An all-female gang draws oil from an underground pipeline and sells it to working-class motorbike couriers, in this hybrid feature: part narrative documentary, part crumbling sci-fi, part classic western.
Dry Ground Burning
Joana Pimenta, Adirley Queirós
On the heels of their 2018 short Rádio Coração, directors Joana Pimenta and Adirley Queirós return to the peripheral Ceilândia area of Brasilia to create this formally austere, hybrid new feature, which walks a fine line between narrative documentary, crumbling sci-fi, and classic western.
The film centres on sisters Chitarra and Léa, leaders of an all-female gang that refines oil drawn from an underground pipeline in their makeshift facility. They sell the gasoline they make to working-class motoqueiros, motorcycle-delivery riders who depend on it to survive in their Sol Nascente favela.

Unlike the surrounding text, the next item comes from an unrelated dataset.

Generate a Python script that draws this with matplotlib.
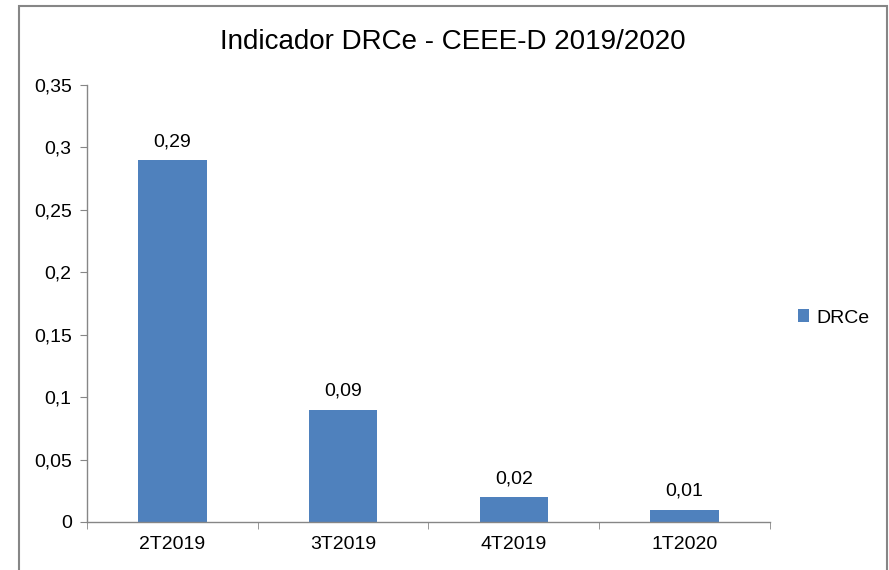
import matplotlib
matplotlib.use('Agg')
import matplotlib.pyplot as plt
from matplotlib.patches import Rectangle
from matplotlib.ticker import FuncFormatter

CATEGORIES = ['2T2019', '3T2019', '4T2019', '1T2020']
DRCE = [0.29, 0.09, 0.02, 0.01]
SERIES_LABEL = 'DRCe'
TITLE = 'Indicador DRCe - CEEE-D 2019/2020'

BAR_COLOR = '#4F81BD'
GRAY = '#868686'

plt.rcParams['font.family'] = ['Liberation Sans', 'DejaVu Sans']

fig = plt.figure(figsize=(8.89, 5.7), dpi=100)
ax = fig.add_axes([87 / 889, 1 - 522 / 570, (770 - 87) / 889, (522 - 85) / 570])

x = list(range(len(CATEGORIES)))
bars = ax.bar(x, DRCE, width=0.40, color=BAR_COLOR, label=SERIES_LABEL)

# data labels above bars, decimal comma
for b, v in zip(bars, DRCE):
    ax.annotate(('%.2f' % v).replace('.', ','),
                (b.get_x() + b.get_width() / 2, b.get_height()),
                xytext=(0, 7), textcoords='offset points',
                ha='center', va='bottom', fontsize=14)

ax.set_xlim(-0.5, len(CATEGORIES) - 0.5)
ax.set_ylim(0, 0.35)
ax.set_yticks([0, 0.05, 0.1, 0.15, 0.2, 0.25, 0.3, 0.35])
ax.yaxis.set_major_formatter(FuncFormatter(
    lambda v, p: ('%.2f' % v).rstrip('0').rstrip('.').replace('.', ',') if v else '0'))
ax.set_xticks(x)
ax.set_xticklabels(CATEGORIES)
ax.set_xticks([i - 0.5 for i in range(len(CATEGORIES) + 1)], minor=True)

for s in ['top', 'right']:
    ax.spines[s].set_visible(False)
for s in ['left', 'bottom']:
    ax.spines[s].set_color(GRAY)
    ax.spines[s].set_linewidth(1)

ax.tick_params(axis='y', colors=GRAY, labelcolor='black', labelsize=14, length=5, pad=6)
ax.tick_params(axis='x', which='major', length=0, labelsize=14, pad=10)
ax.tick_params(axis='x', which='minor', colors=GRAY, length=5, direction='out')

fig.text(453 / 889, 1 - 42 / 570, TITLE, ha='center', va='center', fontsize=20)

leg = fig.legend(loc='center left', bbox_to_anchor=(790 / 889, 1 - 318 / 570),
                 frameon=False, fontsize=14, handlelength=0.6, handleheight=0.6,
                 handletextpad=0.35, borderaxespad=0)

# outer chart frame (bottom edge is cut off in the original)
fig.patches.append(Rectangle((19 / 889, -0.05), (887 - 19) / 889, 1.05 - 6 / 570,
                             transform=fig.transFigure, fill=False,
                             edgecolor=GRAY, linewidth=1.5))

fig.savefig('out.png', dpi=100)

A nonlinear structure presents the story as recalled by the participants in different moments. Dry Ground Burning is focused more on creating vivid characters and narrative arcs than on a chronology of events. Pimenta and Queirós anchor on the sisters’ close relationship, which resumes as soon as hot-headed Léa gets out of prison, and is explored through conversations that piece together the tapestry of epic tales from their childhood with their exploits as adults. The film offers a tense, refracted reflection of what Brazil is today, from the rough reality, in which the gang tries to get into politics, to a pivotal surreptitious shot that captures the masses of “good people” who praise the then–newly elected President Bolsonaro. The lines are clearly drawn before the upcoming battles, and the sisters’ are made with oil burning on dry ground.